How to handle distress tantrums:

Your role is to give your child a sense of safety, comfort, and reassurance when he is having a distress tantrum. These techniques can all help to calm your child.

1. Use simple, calm actions or provide a simple choice. For example, if your child is upset about getting dressed, ask him whether he wants to wear his blue or his brown pants.

2. Distraction is a wonderful, often underused technique. It activates the seeking system in your child's lower brain and makes him feel curious and interested in something. It can naturally override the brain's rage or distress systems. It also triggers a high level of dopamine, a great positive arousal chemical in the brain, which reduces stress and triggers interest and motivation. (4)

3. Hold your child tenderly. Sometimes it really helps to hold a distressed child, but you must feel calm and in control yourself. Being next to your calm body will bring his over aroused body and brain systems back into balance and release natural, calming oxytocin and opioids. Say simple words such as, "I know, I know." (Words alone, however, will not strongly release these wonderful chemicals.) If his rage system has been triggered, as well as his distress system, and he is throwing things around the room or hitting or biting, you will need to use a holding technique.
4. Sometimes a child will feel safe and contained just by you sitting down calmly next to him and talking gently. Some children find this preferable to being held, because it allows them the freedom to move.

5. Avoid using the time-out technique during a distress tantrum. You wouldn't walk away from your best friend or send her to a time-out room if she was writhing and sobbing on the floor, so this is certainly not appropriate for children, who have far fewer emotional resources than adults.

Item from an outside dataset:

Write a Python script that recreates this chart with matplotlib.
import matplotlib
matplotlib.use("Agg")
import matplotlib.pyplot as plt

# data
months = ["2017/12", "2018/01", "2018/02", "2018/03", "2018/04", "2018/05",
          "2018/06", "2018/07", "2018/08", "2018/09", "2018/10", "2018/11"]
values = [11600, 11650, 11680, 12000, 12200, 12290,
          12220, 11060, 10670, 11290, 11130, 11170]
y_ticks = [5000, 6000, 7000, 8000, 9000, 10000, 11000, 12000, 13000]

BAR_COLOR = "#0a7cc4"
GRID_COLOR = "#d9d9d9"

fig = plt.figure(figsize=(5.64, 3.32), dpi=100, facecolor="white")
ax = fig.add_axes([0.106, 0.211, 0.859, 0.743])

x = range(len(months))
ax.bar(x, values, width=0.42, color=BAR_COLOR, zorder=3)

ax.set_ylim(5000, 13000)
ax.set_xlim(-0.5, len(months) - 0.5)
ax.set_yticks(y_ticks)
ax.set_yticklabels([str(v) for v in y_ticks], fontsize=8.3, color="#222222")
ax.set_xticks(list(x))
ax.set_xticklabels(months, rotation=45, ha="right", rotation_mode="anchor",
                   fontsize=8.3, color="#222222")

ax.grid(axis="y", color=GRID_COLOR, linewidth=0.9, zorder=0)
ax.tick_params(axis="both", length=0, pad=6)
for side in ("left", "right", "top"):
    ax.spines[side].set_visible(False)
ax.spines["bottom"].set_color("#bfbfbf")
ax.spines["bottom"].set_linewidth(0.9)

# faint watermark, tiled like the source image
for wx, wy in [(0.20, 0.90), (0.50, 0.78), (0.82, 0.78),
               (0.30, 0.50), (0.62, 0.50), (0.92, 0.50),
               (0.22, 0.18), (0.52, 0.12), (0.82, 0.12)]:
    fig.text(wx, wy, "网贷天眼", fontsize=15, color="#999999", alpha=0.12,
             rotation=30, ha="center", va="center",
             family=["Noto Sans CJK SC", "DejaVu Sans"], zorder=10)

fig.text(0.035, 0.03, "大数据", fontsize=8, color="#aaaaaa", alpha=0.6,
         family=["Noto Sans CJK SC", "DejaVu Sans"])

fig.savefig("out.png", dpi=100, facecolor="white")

Using time out for a child in distress would also mean missing a vital opportunity for rage and distress regulation and establishing effective stress-regulating systems in the brain.

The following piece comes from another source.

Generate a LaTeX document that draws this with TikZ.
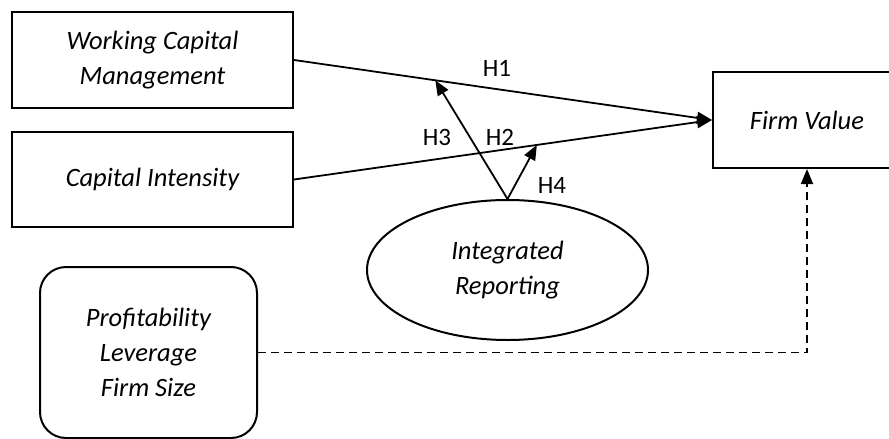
\documentclass[tikz,border=0pt]{standalone}
\usepackage{fontspec}
\setmainfont{Carlito}
\usetikzlibrary{arrows.meta,calc,shapes.geometric}
\begin{document}
\begin{tikzpicture}[x=1pt,y=-1pt,
  box/.style={draw,line width=2pt,inner sep=0pt,align=center,
    font=\fontsize{26.5}{35}\selectfont\itshape},
  lbl/.style={inner sep=0pt,font=\fontsize{25}{28}\selectfont},
  conn/.style={line width=1.8pt,-{Triangle[length=15pt,width=12pt]}},
  dconn/.style={line width=1.8pt,dash pattern=on 8pt off 5pt,-{Triangle[length=15pt,width=12pt]}}]
\clip (0,0) rectangle (889,439);
\node[box,minimum width=281pt,minimum height=96pt] (wcm) at (152.5,60) {Working Capital\\Management};
\node[box,minimum width=281pt,minimum height=95pt] (ci) at (152.5,179.5) {Capital Intensity};
\node[box,minimum width=188pt,minimum height=96pt] (fv) at (807,120) {Firm Value};
\node[box,ellipse,minimum width=281pt,minimum height=140pt] (ir) at (507.5,270) {Integrated\\Reporting};
\node[box,rounded corners=26pt,minimum width=217pt,minimum height=171pt] (pr) at (148.5,352.5) {Profitability\\Leverage\\Firm Size};
\coordinate (h3end) at ($(wcm.east)!0.338!(fv.west)$);
\coordinate (h4end) at ($(ci.east)!0.581!(fv.west)$);
\draw[conn] (wcm.east) -- (fv.west);
\draw[conn] (ci.east) -- (fv.west);
\draw[conn] (ir.north) -- (h3end);
\draw[conn] (ir.north) -- (h4end);
\draw[dconn] (pr.east) -| (fv.south);
\node[lbl] (h1) at (497,68) {H1};
\node[lbl] (h3) at (437,137) {H3};
\node[lbl] (h2) at (500,137) {H2};
\node[lbl] (h4) at (552,185) {H4};
\end{tikzpicture}
\end{document}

6. Avoid putting a child in a room on his own during a distress tantrum. Although the child may stop vocal crying, he may continue to cry internally-something that research shows is more worrisome. (5, 6) Whereas vocal crying is a request for help, silent, internal crying is a sign that the child has lost faith that help will come (learned helplessness). In some people, this tragic loss of faith can stay for life.

7. Remind yourself that a child's distress is genuine. A two year-old who is screaming because his sibling has snatched a toy car is not just making a fuss. Research shows that a sense of loss activates the pain centers in the brain, causing an agonizing opioid withdrawal. (7) Because small children have been in the world for only a few years, they don't have a clear perspective on life. As adults, we have a backdrop of events and experiences that tell us that the loss of a toy car is a minor disappointment. But for a small child, this loss can mean everything. If a child is repeatedly punished for grief fueled tantrums (grief often includes rage), the lesson he learns is: "Mommy cannot manage or understand my grief." As a result, he is likely to switch off feelings of hurt because they are no longer safe to have. And this has consequences for how a child manages his feelings into adulthood.


Reference Notes:

1) Brody GH, et. al (1982). Contributions of parents and peers to children's moral socialization. Developmental Review 2:31-75.

2) Haley, DW, et. al (2003). Infant stress and parent responsiveness: regulation of physiology and behavior. Child Development 74(5):1534-46.

3) Barbas H, et. al (2003). Serial pathways from primate prefontal cortex to autonomic areas may influence emotional expression. Neuroscience 10(4):25.

4) Panksepp, J (1998). Affective Neuroscience. Oxford University Press, New York: 54.

5) Gunnar MR (1989). Studies of the human infant's adrenocortical response to potentially stressful events. New Directions for Child Development Fall (3-18).

6) Hertgaard, L, et al. (1995) Adrenocortical responses to the strange situation in infants with disorganized/disoriented attachment relationships. Child Development 66:1100-06.

7) Panksepp, J (2003). Neuroscience: Feeling the pain of social loss. Science 302(5643):237-39.